We are running a survey to help us improve the experience for all of our members. If you see the survey appear, please take the time to tell us about your experience if you can.
We are using an ARM Cortex-M4 in our application. Recently I was dealing with optimized critical DSP code. The code is written in C and compiled for the target using ARM Compiler 6 (armclang). When testing, I get a cycle count with is considerably more than expected. Peeping into the disassembly, it looks like the generated code is pretty good, which makes me assume the difference comes from pipeline stalls.
Assuming a small function is preformed in an interrupt-free environment, what would be considered a good utilization of the pipeline, that I can expect from compiled code?
As a baseline - in our case, the C code is translated to ~3200 (LDRSH, SMLABB) instructions, while the execution time is ~5000 cycles.

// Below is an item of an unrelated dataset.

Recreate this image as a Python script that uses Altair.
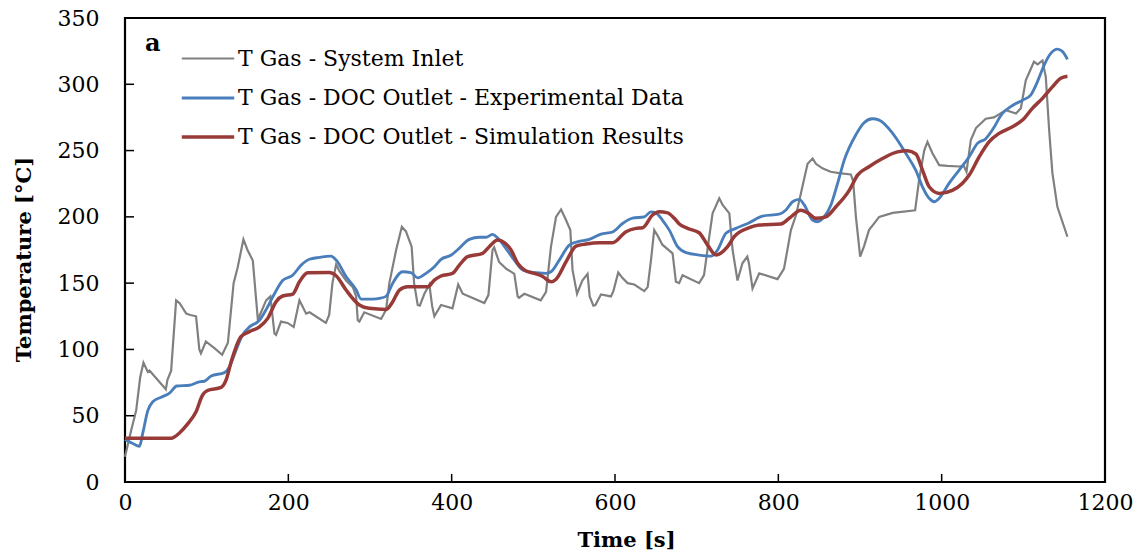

While there - Using the ARM Developer Studio environment and a DSTREAM debugger, is it possible to observe individual pipeline stages, and see where bubbles are formed?
Dear yaniv.sapir,
The Cortex-M4 TRM has a table of the instructions timings where you can see that cycles per instructions vary from 1 to more than 10 in some cases. The memory operations might also be subject to memory latency, if any. Therefore giving an estimate for your specific case is maybe not appropriate.
Best regards,
Vincent.